Xen’s default scheduler is called Credit [16]. This scheduler 
acts as a referee between the running VMs. In some ways it’s a 
lot like the Linux scheduler. The Xen team designed it to fairly 
share the physical CPUs among guest VMs (minimize wasted 
CPU time). This makes it a "Work-Conserving" (WC) 
scheduler, in that it tries to ensure that the CPU will always be 
working, whenever there is work for it to do. As a 
consequence, if there is more real CPU available than the VMs 
are demanding, all VMs get all the CPU they want. When there 
is contention -- that is, when the VMs in aggregate want more 
CPU than actually exists -- then the scheduler arbitrates fairly 
between the VMs that want CPU [31]. 

Credit Scheduler algorithm: Xen is a non-preemptive 
scheduler based on the WRR (Weighted Round-Robin) 
scheduling algorithm [17]. It assigns each VM a weight and, 
optionally, a cap. Weight decides the amount of CPU time it 
can get and cap fixes the maximum amount of CPU a VM will 
be able to consume even if the host system has idle CPU 
cycles. If the cap is 0, then the VM can receive any extra CPU 
(Work Conserving-mode). A non-zero cap (expressed as a 
percentage) limits the amount of CPU a VM receives (Non-
WC-mode).  For example, a cap value of 100 means using only 
1 physical CPU, 50 is half a CPU, 400 is 4 CPUs, etc... [18] 

Figure 2 is an example of a VM (Domain-0) which has a 
weight of 256 and cap 0. 

 
Fig. 2.  Xen VM properties 

In the Xen Credit scheduler, every physical core has one 
Run Queue (RunQ), which holds all the runnable vCPUs 
(vCPU with a task to run) [16]. The scheduler transforms the 
weight into a credit allocation for each vCPU, using a separate 
accounting thread.

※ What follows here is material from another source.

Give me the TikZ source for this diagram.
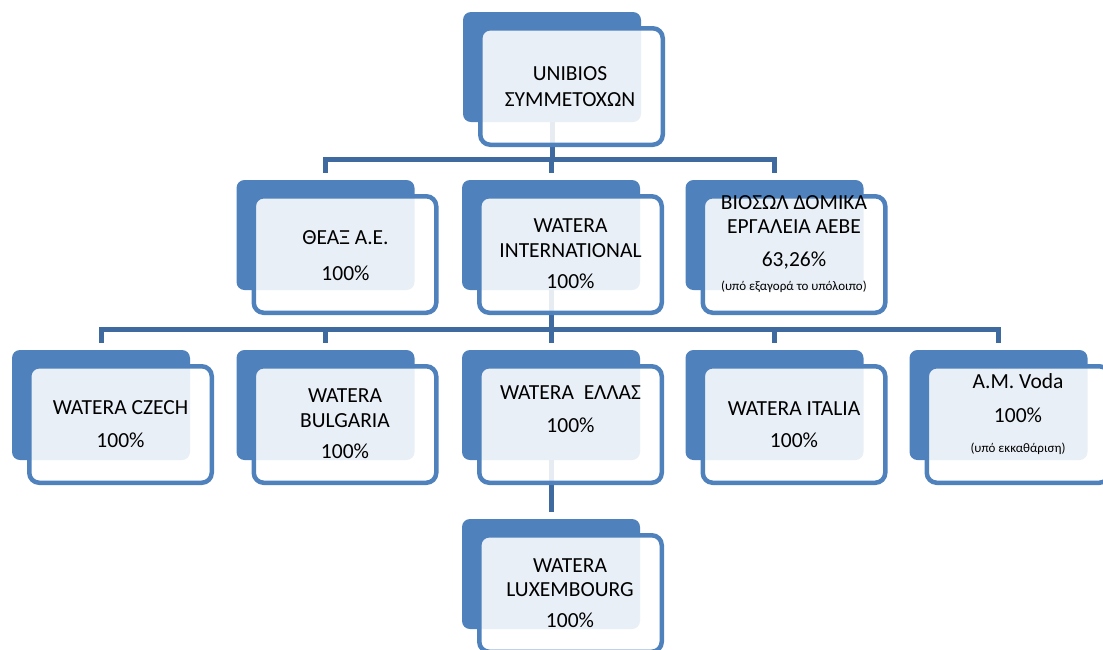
\documentclass[tikz,border=0pt]{standalone}
\usepackage{fontspec}
\setmainfont{Carlito}
\definecolor{boxblue}{HTML}{4F81BD}
\definecolor{connblue}{HTML}{3F6AA0}
\tikzset{
  backbox/.style={fill=boxblue, draw=none, rounded corners=8pt, inner sep=0pt,
    minimum width=178pt, minimum height=110pt},
  frontbox/.style={fill=white, fill opacity=0.88, draw=boxblue, draw opacity=1,
    line width=4.5pt, rounded corners=10pt, inner sep=0pt,
    minimum width=182.5pt, minimum height=116.5pt},
  conn/.style={draw=connblue, line width=5pt, shorten >=7pt},
  txt/.style={anchor=base, inner sep=0pt, text=black, opacity=1, text opacity=1,
    font=\fontsize{21.5}{25}\selectfont},
  small/.style={txt, font=\fontsize{13}{15}\selectfont},
}
\newcommand\orgback[3]{\node[backbox] (#1) at (#2,#3+55) {};}
\newcommand\orgfront[1]{\node[frontbox] (#1f) at ([shift={(19.5pt,-19.5pt)}]#1.center) {};}
\begin{document}
\begin{tikzpicture}[x=1pt,y=-1pt]
\useasboundingbox (0,0) rectangle (1103,649);
\clip (0,0) rectangle (1103,649);
% back rectangles
\orgback{top}{552}{12}
\orgback{theax}{325.5}{180}
\orgback{intl}{551}{180}
\orgback{biosol}{774.5}{180}
\orgback{czech}{101}{350}
\orgback{bulg}{325.5}{350}
\orgback{ellas}{551}{350}
\orgback{italia}{774.5}{350}
\orgback{voda}{998.5}{350}
\orgback{lux}{551}{519}
% connector levels
\coordinate (h1) at (0,159.5);
\coordinate (h2) at (0,329.5);
% connectors
\foreach \c in {theax,intl,biosol}
  {\draw[conn] (top.south) |- (h1 -| \c.north) -- (\c.north);}
\foreach \c in {czech,bulg,ellas,italia,voda}
  {\draw[conn] (intl.south) |- (h2 -| \c.north) -- (\c.north);}
\draw[conn] (ellas.south) -- (lux.north);
% front frames
\begin{scope}
\foreach \c in {top,theax,intl,biosol,czech,bulg,ellas,italia,voda,lux}
  {\orgfront{\c}}
\end{scope}
% texts
\begin{scope}[opacity=1]
\node[txt] (t1) at (570,80) {UNIBIOS};
\node[txt] (t2) at (570,106) {ΣΥΜΜΕΤΟΧΩΝ};
\node[txt] (t3) at (345.5,244) {ΘΕΑΞ Α.Ε.};
\node[txt] (t4) at (345.5,280) {100\%};
\node[txt] (t5) at (570.5,232) {WATERA};
\node[txt] (t6) at (570.5,257) {INTERNATIONAL};
\node[txt] (t7) at (570.5,288) {100\%};
\node[txt] (t8) at (794,209) {ΒΙΟΣΩΛ ΔΟΜΙΚΑ};
\node[txt] (t9) at (794,233) {ΕΡΓΑΛΕΙΑ ΑΕΒΕ};
\node[txt] (t10) at (794,266) {63,26\%};
\node[small] (t11) at (794,290) {(υπό εξαγορά το υπόλοιπο)};
\node[txt] (t12) at (120.5,414) {WATERA CZECH};
\node[txt] (t13) at (120.5,447) {100\%};
\node[txt] (t14) at (345,402) {WATERA};
\node[txt] (t15) at (345,427) {BULGARIA};
\node[txt] (t16) at (345,458) {100\%};
\node[txt] (t17) at (570.5,399) {WATERA\ \ ΕΛΛΑΣ};
\node[txt] (t18) at (570.5,432) {100\%};
\node[txt] (t19) at (794,415) {WATERA ITALIA};
\node[txt] (t20) at (794,447) {100\%};
\node[txt] (t21) at (1018,388) {A.M. Voda};
\node[txt] (t22) at (1018,422) {100\%};
\node[small] (t23) at (1018,452) {(υπό εκκαθάριση)};
\node[txt] (t24) at (570,572) {WATERA};
\node[txt] (t25) at (570,596) {LUXEMBOURG};
\node[txt] (t26) at (570,627) {100\%};
\end{scope}
\end{tikzpicture}
\end{document}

VCPUs consume credit as they run, and are 
divided into two categories in the RunQ: UNDER, and OVER. 
A vCPU is put into the UNDER category if it has remaining 
credit, and OVER if it runs out of credit. When inserting a 
vCPU into the queue, it is put after all other vCPUs of equal 
priority to itself [18]. The scheduler picks vCPUs in the order 
of UNDER and then OVER. Within each category, it is 
important to note that vCPUs are scheduled in a round robin 
fashion. Every 10ms, the scheduler ticks, and then subtracts 
credits the vCPU owns. When a vCPU consumes all its 
allocated credits (the value of the credit is negative), the state 
of its priority changes into OVER, and then the vCPU cannot 
be scheduled. Every 30ms, the value of credit each vCPU owns 
is to be accounted again, and all vCPUs will get new value of 
credit [16]. An example would be a vCPUs waiting in two 
queues: one for vCPUs with credits and other for those that are 
over their allocation. Once the first queue is exhausted, the 

CPU will pull from the second. An IDLE vCPU for each 
physical core is also created at boot time. It is always runnable 
and placed at the end of the RunQ. When the IDLE vCPU is 
scheduled, the physical core becomes IDLE. 

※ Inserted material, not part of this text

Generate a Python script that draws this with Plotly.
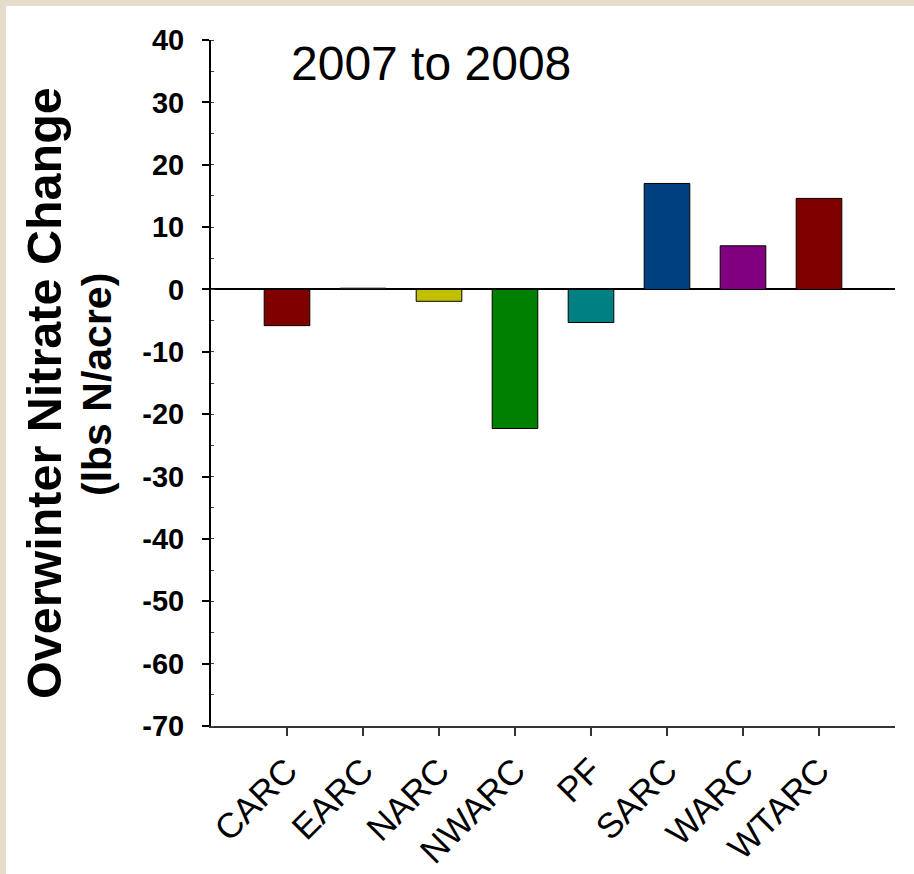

Another important setting of the Credit scheduler is called 
“ratelimit”. It is a value in microseconds. It refers to the 
minimum amount of time a VM is allowed to run without being 
preempted. The default value is 1000μs (1ms). So if a VM 
starts running, and a second VM with higher priority wakes up, 
if the first VM has run for less than 1ms, it is allowed to 
continue to run until its 1ms is consumed; only after that will 
the higher-priority VM be allowed to run. 

C. VMware ESXi 

VMware ESXi (Elastic Sky X) is a bare-metal monolithic 
hypervisor developed by VMware Inc. It is an operating 
system-independent hypervisor based on the VMkernel OS, 
interfacing with agents and approved third-party modules that 
run atop it [19]. VMkernel is a POSIX-like (Unix style) 
operating system developed by VMware and provides certain 
functionality similar to that found in other operating systems, 
such as process creation and control, signals, file system, and 
process threads [19]. It is designed specifically to support 
running multiple virtual machines and provides such core 
functionality as resource scheduling, I/O stacks, and device 
drivers  [19]. 

VMware ESXi is the core component of the VMware 
vSphere software suite which in turn has many software 
components such as VMware vCenter Server, VMware 
vSphere Client and vSphere Web Client and many others [20]. 
All the virtual machines are installed on the physical machine 
running ESXi hypervisor. To install, manage and access those 
virtual machines, another part of vSphere suite called vSphere 
client or vCenter is installed on another physical machine [20].  
In earlier versions of VMware vSphere, the hypervisor was 
available in two forms: VMware ESX and VMware ESXi [32]. 
The ESXi Server is an advanced, smaller-footprint version of 
the VMware ESX. Virtualization administrators can configure 
VMware ESXi through its console or the VMware vSphere 
Client and check VMware's Hardware Compatibility List for 
approved, supported hardware on which to install ESXi [21]. 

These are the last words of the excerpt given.